Virtualization has been a widely used principle in the IT infrastructure for some time, the latest trend an even greater isolation of individual services. This is done by containers, and the most distinctive tool for their management includes Docker. But where does Docker place the containers? What do providers of IBM Bluemix infrastructure and Amazon Web Services offer? This is discussed in the following article.
Containers (also called OS partitions) are a relatively old principle, and they have been in the UNIX systems from the beginning – with the help of chroot and jail commands. They offer the most efficient form of virtualization, since they share the same core with the host OS. It has its limitations, not possible to introduce custom modules into the core, which would be enabled, for example, by custom virtual network cards (commonly used for different encrypted tunnels). But today's web applications and backends do not need this. These in turn need to streamline the management of the server infrastructure so that it is scalable for large numbers of instances.
A new method of administration
In the classical model, when it is necessary, for example, to install a new library, this library is installed on the given server (either virtual, container, or physical). This is to be repeated for each running instance. Docker and similar extensions of systemic containers (Chef, Puppet) solve this problem by writing some kind of initialization script according to which the image of the given container is built. Admin then does not interfere with the running instance; if anything needs to be adjusted, the initialization script is always adjusted. The instance is then killed and installed again according to the revised script.
With this principle, it is possible to deploy a large number of instances, and what is more, these scripts shared across community for individual services. The condition for this principle is a considerable fragmentation of services, as one container should carry just one activity. It means to set one container for the database, one for web application (e.g. PhpMyAdmin) and connect these containers to each other. But everyone has their own initialization script.

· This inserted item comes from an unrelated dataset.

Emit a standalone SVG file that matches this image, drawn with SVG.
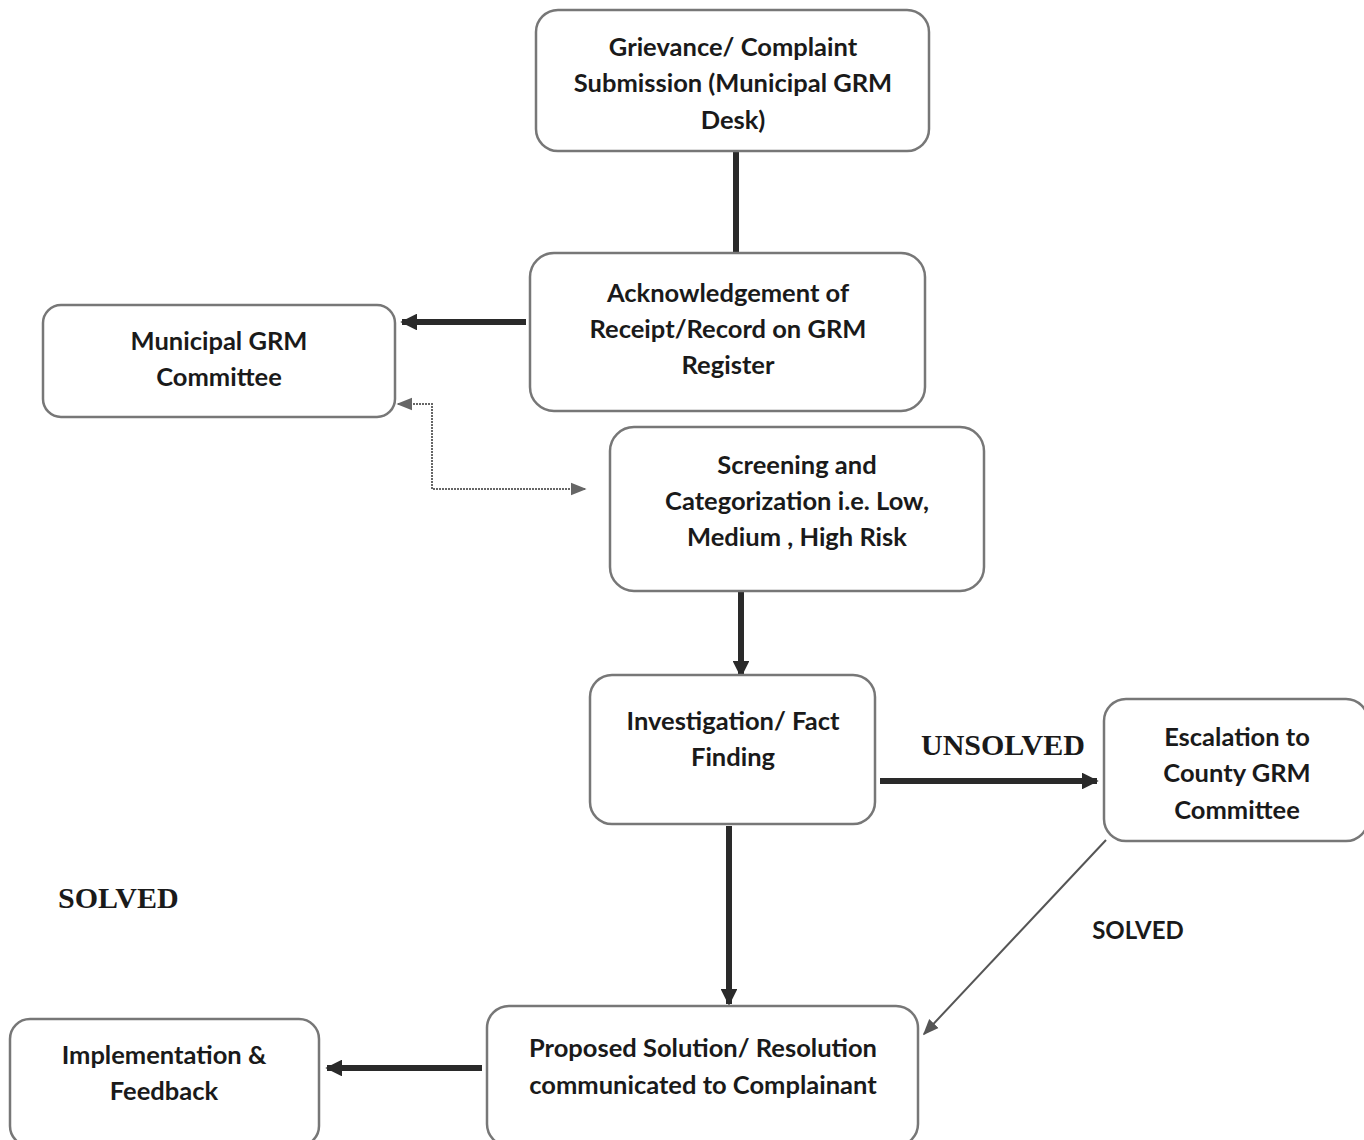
<svg xmlns="http://www.w3.org/2000/svg" width="1364" height="1140" viewBox="0 0 1364 1140">
<style>
.box{fill:#fff;stroke:#777;stroke-width:2.5}
.t{font-family:Lato,"Liberation Sans",sans-serif;font-weight:bold;font-size:25.5px;fill:#1a1a1a;text-anchor:middle}
.s{font-family:"Liberation Serif",serif;font-weight:bold;fill:#1a1a1a}
.thick{stroke:#2a2a2a;stroke-width:6;fill:none}
.thin{stroke:#555;stroke-width:2;fill:none}
.dot{stroke:#666;stroke-width:2;fill:none;stroke-dasharray:2 1}
</style>
<defs>
<marker id="ah" viewBox="0 0 10 10" refX="9" refY="5" markerWidth="2.8" markerHeight="2.8" orient="auto" markerUnits="strokeWidth"><path d="M0,0L10,5L0,10z" fill="#2a2a2a"/></marker>
<marker id="ahs" viewBox="0 0 10 10" refX="9" refY="5" markerWidth="8" markerHeight="8" orient="auto" markerUnits="strokeWidth"><path d="M0,1L10,5L0,9z" fill="#555"/></marker>
<marker id="ahd" viewBox="0 0 10 10" refX="9" refY="5" markerWidth="8" markerHeight="8" orient="auto-start-reverse" markerUnits="strokeWidth"><path d="M0,1L10,5L0,9z" fill="#666"/></marker>
</defs>
<rect width="1364" height="1140" fill="#fff"/>
<g id="connectors">
<line class="thick" x1="736" y1="151" x2="736" y2="254"/>
<line class="thick" x1="526" y1="322" x2="402" y2="322" marker-end="url(#ah)"/>
<polyline class="dot" points="398,404 432,404 432,489 585,489" marker-start="url(#ahd)" marker-end="url(#ahd)"/>
<line class="thick" x1="741" y1="591" x2="741" y2="676" marker-end="url(#ah)"/>
<line class="thick" x1="880" y1="781" x2="1097" y2="781" marker-end="url(#ah)"/>
<line class="thick" x1="729" y1="826" x2="729" y2="1004" marker-end="url(#ah)"/>
<line class="thin" x1="1106" y1="840" x2="924" y2="1034" marker-end="url(#ahs)"/>
<line class="thick" x1="482" y1="1068" x2="327" y2="1068" marker-end="url(#ah)"/>
</g>
<g id="n1"><rect class="box" x="536" y="10" width="393" height="141" rx="22"/>
<text class="t" x="733" y="56">Grievance/ Complaint</text>
<text class="t" x="733" y="92">Submission (Municipal GRM</text>
<text class="t" x="733" y="129">Desk)</text></g>
<g id="n2"><rect class="box" x="530" y="253" width="395" height="158" rx="24"/>
<text class="t" x="728" y="302">Acknowledgement of</text>
<text class="t" x="728" y="338">Receipt/Record on GRM</text>
<text class="t" x="728" y="374">Register</text></g>
<g id="n3"><rect class="box" x="43" y="305" width="352" height="112" rx="18"/>
<text class="t" x="219" y="350">Municipal GRM</text>
<text class="t" x="219" y="386">Committee</text></g>
<g id="n4"><rect class="box" x="610" y="427" width="374" height="164" rx="24"/>
<text class="t" x="797" y="474">Screening and</text>
<text class="t" x="797" y="510">Categorization i.e. Low,</text>
<text class="t" x="797" y="546">Medium , High Risk</text></g>
<g id="n5"><rect class="box" x="590" y="675" width="285" height="149" rx="22"/>
<text class="t" x="733" y="730">Investigation/ Fact</text>
<text class="t" x="733" y="766">Finding</text></g>
<g id="n6"><rect class="box" x="1104" y="699" width="264" height="142" rx="22"/>
<text class="t" x="1237" y="746">Escalation to</text>
<text class="t" x="1237" y="782">County GRM</text>
<text class="t" x="1237" y="819">Committee</text></g>
<g id="n7"><rect class="box" x="487" y="1006" width="431" height="140" rx="22"/>
<text class="t" x="703" y="1057">Proposed Solution/ Resolution</text>
<text class="t" x="703" y="1094">communicated to Complainant</text></g>
<g id="n8"><rect class="box" x="10" y="1019" width="309" height="127" rx="20"/>
<text class="t" x="164" y="1064">Implementation &amp;</text>
<text class="t" x="164" y="1100">Feedback</text></g>
<g id="labels">
<text class="s" x="921" y="755" font-size="30">UNSOLVED</text>
<text class="s" x="58" y="908" font-size="30">SOLVED</text>
<text class="t" x="1138" y="939" style="font-size:24px">SOLVED</text>
</g>
</svg>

Docker is interesting for two reasons. Firstly, due to the strong support among infrastructure providers such as IBM Bluemix and Amazon AWS. Second, thanks to the large community around https://hub.docker.com/, which brings together various Docker scripts, and many open source projects (e.g. mysql, redmine, redis) have official repo here. It is therefore a more convenient way of installation than from source codes, and much faster than from the official repositories of Linux distribution administrators (which have such a slow acceptance cycle they are almost unusable for new services).
Which components do the individual containers consist of?
A network connection must be doubly maintained– on the one hand (optional) using public IP addresses with the outside world and then (mainly) with other containers. Communication with other containers should not take place using a public network and open ports for security reasons. Docker has a function for this principle – a link. This allows each container to connect to an existing one, so for example, Mysql database does not have its own public IP addresses and open ports, container with phpMyAdmin connecting to it using a link, which then communicates on the outside.
However, this option is already considered legacy since the introduction of docker networking. But most docker repositories on docker hub are written for it, and that's why it will be necessary for some time. Docker networking functions above systemic bridges, it is therefore possible to assemble private infrastructure as you like (but it is not as straightforward as using the links).
Amazon supports both legacy lines (even using the web GUI) and newer networking (using only CLI). IBM Bluemix legacy does not support links, but it does support networking via CLI.
Since the containers must be killed and reinstalled for each configuration change, their storage is only temporary. How to solve this using the example of three-ply web applications? The database (as mentioned above) does not belong in the container with the application, acting as a separate container or as an external service. Regarding unsorted data (various upload files, etc.) not stored in the database, so-called Volumes exist in docker for them, which are persistent storages on the host server mountable into individual containers.
IBM Bluemix does not support adding Volumes on the run, so you must put everything into the initializing Dockerfile, which is very impractical. Amazon supports adding volumes even through the GUI.
The pricing model of both services is different, both have the basic free tier, which however we will not deal with now. In the case of IBM, each container is paid for (which can be ordered with different parameters), and on the other hand in the case of Amazon, containers are not paid; it's an extra service that complements the existing EC2 computing instances (which are paid of course) – the number of containers is therefore not limited.
Both services have different pricing based on location; for comparison, I took the EU region (which is among the more expensive).
The minimum reasonable Amazon instance EC2 t2.micro with 1GB RAM and shared CPU costs USD 0.014/hour, or about CZK 260 per month. Furthermore, USD 0.11 is paid per month for 1GB of storage, and so the instance with 20 GB of storage comes up to CZK 315 in total.
The container of similar parameters from IBM Bluemix costs CZK 423 + CZK 286 for 20 GB of storage, which is CZK 707 in total.
Both services have made tremendous progress in the past (half) year, so the conclusions of this article therefore may not apply in a few months. Now Amazon is more advantageous, both in terms of the portfolio of supported functions, and in terms of pricing. But it is important that there are more such services and it is possible to move around freely between them thanks to standard Docker containers.